__Work required__
All lines below must be repeated exactly, with the pictures omitted.
** BEGIN Recorded information **
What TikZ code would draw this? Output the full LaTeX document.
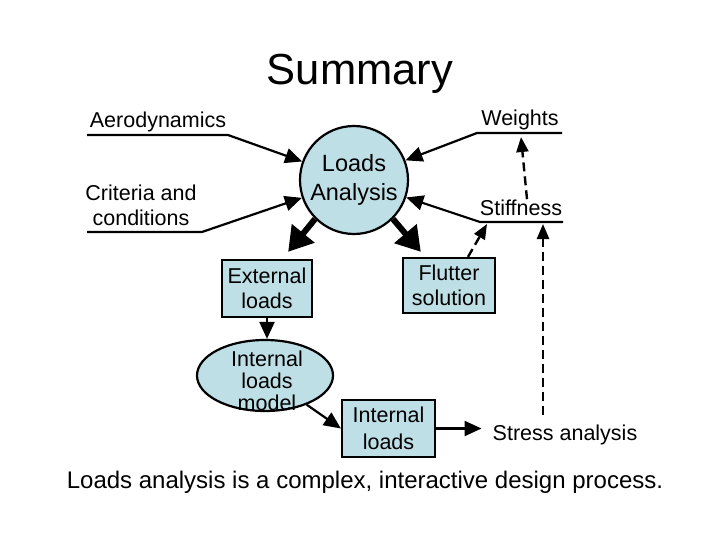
\documentclass[tikz,border=0pt]{standalone}
\usepackage{fontspec}
\setmainfont{Liberation Sans}
\usetikzlibrary{arrows.meta,calc,shapes.geometric}
\definecolor{boxblue}{RGB}{190,223,229}
\begin{document}
\begin{tikzpicture}[x=1pt,y=-1pt,
  lbl/.style={inner sep=0pt, font=\fontsize{21.5}{25}\selectfont, align=center},
  shapebox/.style={draw=black, line width=2.2pt, fill=boxblue, inner sep=0pt, align=center, font=\fontsize{21.5}{25}\selectfont},
  conn/.style={line width=2.2pt, -{Triangle[length=17pt,width=15pt]}},
  fat/.style={line width=6pt, -{Triangle[length=24pt,width=28pt]}},
  dashconn/.style={line width=2.4pt, dash pattern=on 9pt off 5pt, -{Triangle[length=15pt,width=12pt]}}]
\useasboundingbox (0,0) rectangle (720,540);
\fill[white] (0,0) rectangle (720,540);

% texts
\node[lbl, font=\fontsize{43.5}{50}\selectfont, anchor=base] (title) at (360,85) {Summary};
\node[lbl, anchor=base] (aero) at (158,128) {Aerodynamics};
\coordinate (aeroL) at (87,135);
\coordinate (aeroR) at (228,135);
\node[lbl] (crit) at (141,205) {Criteria and\\conditions};
\coordinate (critL) at (87,232);
\coordinate (critR) at (202,232);
\node[lbl, anchor=base] (wts) at (520,126) {Weights};
\coordinate (wL) at (477,133);
\coordinate (wR) at (562,133);
\node[lbl, anchor=base] (stiff) at (521,215) {Stiffness};
\coordinate (sL) at (480,222);
\coordinate (sR) at (563,222);

% shapes
\node[shapebox, circle, minimum size=108pt, font=\fontsize{23.5}{29}\selectfont] (la) at (354,180) {Loads\\Analysis};
\node[shapebox, minimum width=90pt, minimum height=57pt] (ext) at (267,288.5) {External\\loads};
\node[shapebox, minimum width=92pt, minimum height=55pt] (flut) at (449,285.5) {Flutter\\solution};
\node[shapebox, ellipse, minimum width=136pt, minimum height=71pt] (ilm) at (265,375.5) {};
\node[lbl, font=\fontsize{21.5}{22}\selectfont] (ilmtext) at (267,381) {Internal\\loads\\model};
\node[shapebox, minimum width=93pt, minimum height=57pt, font=\fontsize{21.5}{27}\selectfont] (il) at (388.5,428.5) {Internal\\loads};
\node[lbl, anchor=base] (stress) at (565,440) {Stress analysis};
\node[lbl, font=\fontsize{24}{28}\selectfont, anchor=base] (concl) at (365,488) {Loads analysis is a complex, interactive design process.};

% input connectors
\draw[conn] (aeroL) -- (aeroR) -- (la);
\draw[conn] (critL) -- (critR) -- (la);
\draw[conn] (wR) -- (wL) -- (la);
\draw[conn] (sR) -- (sL) -- (la);

% fat outputs
\coordinate (extTip) at ($(ext.north east)+(-25,-7)$);
\coordinate (flTip) at ($(flut.north west)+(19,-5)$);
\draw[fat] (la.225) -- (extTip);
\draw[fat] (la.315) -- (flTip);

% flow
\draw[conn] (ext.south) -- (ext.south |- ilm.north);
\draw[conn] (ilm.-35) -- (il.west);
\draw[conn, shorten >=11pt] (il.east) -- (il.east -| stress.west);

% dashed feedback
\coordinate (sdTop) at (543,224);
\coordinate (fdTip) at (487,224);
\coordinate (wTip) at (521,137);
\draw[dashconn, shorten <=9pt] (sdTop |- stress.north) -- (sdTop);
\draw[dashconn] ($(flut.north)+(19,0)$) -- (fdTip);
\draw[dashconn] ($(stiff.north)+(6,0)$) -- (wTip);
\end{tikzpicture}
\end{document}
** END Recorded information **
__Answer to this exercise__
What TikZ code would draw this? Output the full LaTeX document.
\documentclass[tikz,border=0pt]{standalone}
\usepackage{fontspec}
\setmainfont{Liberation Sans}
\usetikzlibrary{arrows.meta,calc,shapes.geometric}
\definecolor{boxblue}{RGB}{190,223,229}
\begin{document}
\begin{tikzpicture}[x=1pt,y=-1pt,
  lbl/.style={inner sep=0pt, font=\fontsize{21.5}{25}\selectfont, align=center},
  shapebox/.style={draw=black, line width=2.2pt, fill=boxblue, inner sep=0pt, align=center, font=\fontsize{21.5}{25}\selectfont},
  conn/.style={line width=2.2pt, -{Triangle[length=17pt,width=15pt]}},
  fat/.style={line width=6pt, -{Triangle[length=24pt,width=28pt]}},
  dashconn/.style={line width=2.4pt, dash pattern=on 9pt off 5pt, -{Triangle[length=15pt,width=12pt]}}]
\useasboundingbox (0,0) rectangle (720,540);
\fill[white] (0,0) rectangle (720,540);

% texts
\node[lbl, font=\fontsize{43.5}{50}\selectfont, anchor=base] (title) at (360,85) {Summary};
\node[lbl, anchor=base] (aero) at (158,128) {Aerodynamics};
\coordinate (aeroL) at (87,135);
\coordinate (aeroR) at (228,135);
\node[lbl] (crit) at (141,205) {Criteria and\\conditions};
\coordinate (critL) at (87,232);
\coordinate (critR) at (202,232);
\node[lbl, anchor=base] (wts) at (520,126) {Weights};
\coordinate (wL) at (477,133);
\coordinate (wR) at (562,133);
\node[lbl, anchor=base] (stiff) at (521,215) {Stiffness};
\coordinate (sL) at (480,222);
\coordinate (sR) at (563,222);

% shapes
\node[shapebox, circle, minimum size=108pt, font=\fontsize{23.5}{29}\selectfont] (la) at (354,180) {Loads\\Analysis};
\node[shapebox, minimum width=90pt, minimum height=57pt] (ext) at (267,288.5) {External\\loads};
\node[shapebox, minimum width=92pt, minimum height=55pt] (flut) at (449,285.5) {Flutter\\solution};
\node[shapebox, ellipse, minimum width=136pt, minimum height=71pt] (ilm) at (265,375.5) {};
\node[lbl, font=\fontsize{21.5}{22}\selectfont] (ilmtext) at (267,381) {Internal\\loads\\model};
\node[shapebox, minimum width=93pt, minimum height=57pt, font=\fontsize{21.5}{27}\selectfont] (il) at (388.5,428.5) {Internal\\loads};
\node[lbl, anchor=base] (stress) at (565,440) {Stress analysis};
\node[lbl, font=\fontsize{24}{28}\selectfont, anchor=base] (concl) at (365,488) {Loads analysis is a complex, interactive design process.};

% input connectors
\draw[conn] (aeroL) -- (aeroR) -- (la);
\draw[conn] (critL) -- (critR) -- (la);
\draw[conn] (wR) -- (wL) -- (la);
\draw[conn] (sR) -- (sL) -- (la);

% fat outputs
\coordinate (extTip) at ($(ext.north east)+(-25,-7)$);
\coordinate (flTip) at ($(flut.north west)+(19,-5)$);
\draw[fat] (la.225) -- (extTip);
\draw[fat] (la.315) -- (flTip);

% flow
\draw[conn] (ext.south) -- (ext.south |- ilm.north);
\draw[conn] (ilm.-35) -- (il.west);
\draw[conn, shorten >=11pt] (il.east) -- (il.east -| stress.west);

% dashed feedback
\coordinate (sdTop) at (543,224);
\coordinate (fdTip) at (487,224);
\coordinate (wTip) at (521,137);
\draw[dashconn, shorten <=9pt] (sdTop |- stress.north) -- (sdTop);
\draw[dashconn] ($(flut.north)+(19,0)$) -- (fdTip);
\draw[dashconn] ($(stiff.north)+(6,0)$) -- (wTip);
\end{tikzpicture}
\end{document}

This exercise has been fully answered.